An article in USA Today (11/7/01) says, of many Muslims interviewed, that “several mentioned Timothy McVeigh. The media, they say, did not call McVeigh a Christian terrorist, but simply a terrorist.”

Nationally syndicated editorial cartoonist Mike Peters, whose cartoons appear in many newspapers, drew one cartoon labeling Timothy McVeigh as a Christian.

And in Reason magazine (12/1/01), Abdulwahab Alkebsi, a Muslim from Yemen, is quoted as saying: “Let’s call bin Laden what he is: He is a terrorist. It has nothing to do with Islam-just as much as you don’t want to call Timothy McVeigh a Christian terrorist or a Christian killer.”

OK. Get the point? Of course. Because it’s impossible to miss the point: Just as we ought not to blame Christianity because mass murderer Tim McVeigh was a Christian, so we also ought not to blame Islam because some terrorists are Muslims.

But is the point true? Was Tim McVeigh a Christian? No, he was not. And, as I say, even the most basic research would have exposed this big lie.

For example, there is the book “American Terrorist: Timothy McVeigh and the Oklahoma City Bombing” (ReganBooks, 2001) written by Lou Michel and Dan Herbeck, who are staff reporters for the “Buffalo News” in New York. In this book, Michel and Herbeck tell how McVeigh committed adultery, was a thief and used illegal drugs, acts that are, to put it mildly, not fruits of the Christian Spirit. Ditto, his mass murders, incidentally.

Michel and Herbeck also tell how during the Gulf War McVeigh lied about attending church: “On Sunday mornings, the recruits were required to either attend church services or spend an hour cleaning the barracks. McVeigh, an agnostic, chose to clean the barracks until he found out that nobody took attendance at church. One Sunday, he signed up for church and just slipped away from the rest of his platoon. He found a field of tall grass and lay there, a little worried about snakes, but enjoying the opportunity to relax in solitude. The following Sunday, McVeigh signed up for church again. This time, he sneaked into an old abandoned barracks to kill time.”

Another story. Michel and Herbeck tell how McVeigh once “paid a visit to the local Seventh Day Adventist Church, but he found that service bored him … McVeigh had never been inclined to criticize people for their religious views, but he concluded that organized religion wasn’t really for him. He believed that the universe was guided by natural law, energized by some universal higher power that showed each person right from wrong if they paid attention to what was going on inside of them.” (emphasis mine.)

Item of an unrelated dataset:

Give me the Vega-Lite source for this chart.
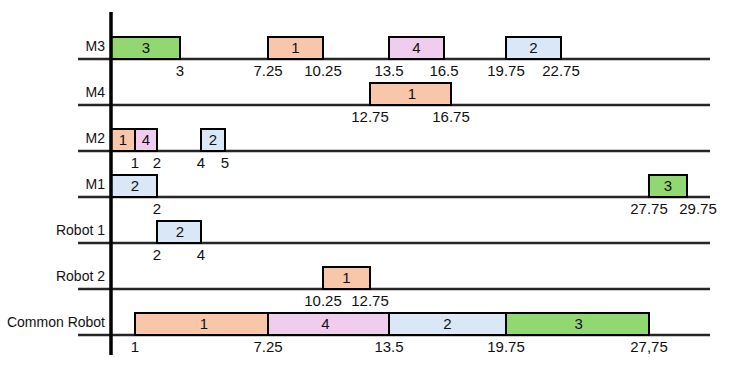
{
  "$schema": "https://vega.github.io/schema/vega-lite/v6.json",
  "autosize": {"type": "none"},
  "padding": {"left": 78, "top": 12, "right": 30, "bottom": 20},
  "width": 632,
  "height": 343,
  "background": "white",
  "config": {"view": {"stroke": null}, "font": "Liberation Sans"},
  "datasets": {
    "rows": [
      {"row": "M3"}, {"row": "M4"}, {"row": "M2"}, {"row": "M1"},
      {"row": "Robot 1"}, {"row": "Robot 2"}, {"row": "Common Robot"}
    ],
    "tasks": [
      {"row": "M3", "job": "3", "start": 0, "end": 3},
      {"row": "M3", "job": "1", "start": 7.25, "end": 10.25},
      {"row": "M3", "job": "4", "start": 13.5, "end": 16.5},
      {"row": "M3", "job": "2", "start": 19.75, "end": 22.75},
      {"row": "M4", "job": "1", "start": 12.75, "end": 16.75},
      {"row": "M2", "job": "1", "start": 0, "end": 1},
      {"row": "M2", "job": "4", "start": 1, "end": 2},
      {"row": "M2", "job": "2", "start": 4, "end": 5},
      {"row": "M1", "job": "2", "start": 0, "end": 2},
      {"row": "M1", "job": "3", "start": 27.75, "end": 29.75},
      {"row": "Robot 1", "job": "2", "start": 2, "end": 4},
      {"row": "Robot 2", "job": "1", "start": 10.25, "end": 12.75},
      {"row": "Common Robot", "job": "1", "start": 1, "end": 7.25},
      {"row": "Common Robot", "job": "4", "start": 7.25, "end": 13.5},
      {"row": "Common Robot", "job": "2", "start": 13.5, "end": 19.75},
      {"row": "Common Robot", "job": "3", "start": 19.75, "end": 27.75}
    ],
    "labels": [
      {"row": "M3", "value": 3, "label": "3"},
      {"row": "M3", "value": 7.25, "label": "7.25"},
      {"row": "M3", "value": 10.25, "label": "10.25"},
      {"row": "M3", "value": 13.5, "label": "13.5"},
      {"row": "M3", "value": 16.5, "label": "16.5"},
      {"row": "M3", "value": 19.75, "label": "19.75"},
      {"row": "M3", "value": 22.75, "label": "22.75"},
      {"row": "M4", "value": 12.75, "label": "12.75"},
      {"row": "M4", "value": 16.75, "label": "16.75"},
      {"row": "M2", "value": 1, "label": "1"},
      {"row": "M2", "value": 2, "label": "2"},
      {"row": "M2", "value": 4, "label": "4"},
      {"row": "M2", "value": 5, "label": "5"},
      {"row": "M1", "value": 2, "label": "2"},
      {"row": "M1", "value": 27.75, "label": "27.75"},
      {"row": "M1", "value": 29.75, "label": "29.75"},
      {"row": "Robot 1", "value": 2, "label": "2"},
      {"row": "Robot 1", "value": 4, "label": "4"},
      {"row": "Robot 2", "value": 10.25, "label": "10.25"},
      {"row": "Robot 2", "value": 12.75, "label": "12.75"},
      {"row": "Common Robot", "value": 1, "label": "1"},
      {"row": "Common Robot", "value": 7.25, "label": "7.25"},
      {"row": "Common Robot", "value": 13.5, "label": "13.5"},
      {"row": "Common Robot", "value": 19.75, "label": "19.75"},
      {"row": "Common Robot", "value": 27.75, "label": "27,75"}
    ]
  },
  "resolve": {"scale": {"x": "shared", "y": "shared"}},
  "layer": [
    {
      "data": {"name": "rows"},
      "mark": {"type": "rule", "color": "#262626", "strokeWidth": 2.5},
      "encoding": {
        "y": {"field": "row", "type": "nominal", "sort": null, "axis": null,
              "scale": {"type": "band", "range": [24, 346], "paddingInner": 0, "paddingOuter": 0,
                        "domain": ["M3", "M4", "M2", "M1", "Robot 1", "Robot 2", "Common Robot"]}}
      }
    },
    {
      "data": {"name": "tasks"},
      "mark": {"type": "bar", "height": 22, "yOffset": -11, "stroke": "black", "strokeWidth": 2},
      "encoding": {
        "y": {"field": "row", "type": "nominal", "sort": null, "axis": null},
        "x": {"field": "start", "type": "quantitative", "axis": null,
              "scale": {"nice": false, "zero": false,
                        "domain": [-1.5, 0, 1, 2, 3, 4, 5, 7.25, 10.25, 12.75, 13.5, 16.5, 16.75, 19.75, 22.75, 27.75, 29.75, 31],
                        "range": [0, 33, 57, 79, 102, 123, 147, 190, 245, 292, 311, 366, 373, 428, 483, 571, 609, 632]}},
        "x2": {"field": "end"},
        "color": {"field": "job", "type": "nominal", "legend": null,
                  "scale": {"domain": ["1", "2", "3", "4"], "range": ["#f8c7aa", "#d9e7f6", "#91d872", "#f0cdee"]}},
        "opacity": {"value": 1}
      }
    },
    {
      "data": {"name": "tasks"},
      "transform": [{"calculate": "(datum.start + datum.end) / 2", "as": "mid"}],
      "mark": {"type": "text", "font": "Liberation Sans", "fontSize": 15, "dy": -11, "baseline": "middle", "color": "#111"},
      "encoding": {
        "y": {"field": "row", "type": "nominal", "sort": null},
        "x": {"field": "mid", "type": "quantitative"},
        "text": {"field": "job"}
      }
    },
    {
      "data": {"name": "labels"},
      "transform": [{"filter": "datum.label != '29.75'"}],
      "mark": {"type": "text", "font": "Liberation Sans", "fontSize": 15, "dy": 12, "baseline": "middle", "color": "#111"},
      "encoding": {
        "y": {"field": "row", "type": "nominal", "sort": null},
        "x": {"field": "value", "type": "quantitative"},
        "text": {"field": "label"}
      }
    },
    {
      "data": {"name": "labels"},
      "transform": [{"filter": "datum.label == '29.75'"}],
      "mark": {"type": "text", "font": "Liberation Sans", "fontSize": 15, "dy": 12, "dx": 11, "baseline": "middle", "color": "#111"},
      "encoding": {
        "y": {"field": "row", "type": "nominal", "sort": null},
        "x": {"field": "value", "type": "quantitative"},
        "text": {"field": "label"}
      }
    },
    {
      "data": {"name": "rows"},
      "mark": {"type": "text", "font": "Liberation Sans", "fontSize": 14, "dy": -12, "dx": -6, "align": "right", "baseline": "middle", "color": "#111", "letterSpacing": -0.5},
      "encoding": {
        "y": {"field": "row", "type": "nominal", "sort": null},
        "x": {"datum": 0, "type": "quantitative"},
        "text": {"field": "row"}
      }
    },
    {
      "data": {"values": [{"t": 0}]},
      "mark": {"type": "rule", "color": "black", "strokeWidth": 3.5},
      "encoding": {
        "x": {"field": "t", "type": "quantitative"}
      }
    }
  ]
}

But the smoking gun is a quote by McVeigh himself regarding what he believed. Michel and Herbeck say that McVeigh would tell friends, “Science is my religion.” (emphasis mine.) To worship at the altar of science is, of course, idolatry and not Christianity.

Finally, in an interview, Lou Michel told me: No, Tim McVeigh was not a Christian-“though he acknowledged the possibility of a higher power. But, he didn’t accept Jesus Christ as his personal Savior, so far as I know.”

Michel notes that, at the end, McVeigh did pray with a chaplain and receive the anointing of the sick, known as the last rites in the Roman Catholic Church. “But,” says Michel, “I think he was just covering his bases.” He didn’t ask for the last rites until they were offered to him.

Whether McVeigh really repented and had a true conversion no one can know. But either way, the event happened long after he had committed-as a non-Christian-his act of terror in Oklahoma City.

With science as his religion, the terrorist Timothy McVeigh was much closer to being a Nazi than a Christian. When a Dr. Nyiszli asked the Nazi butcher Joseph Mengele, in Auschwitz: “When will all this extermination cease?”, Mengele answered, “My friend! It will go on, and on, and on.”

To be sure, many times the Nazi analogy is too quickly invoked or misapplied. But, when it comes to those, like McVeigh, who claim their cause justifies mass murder, the comparison is accurate and deserved.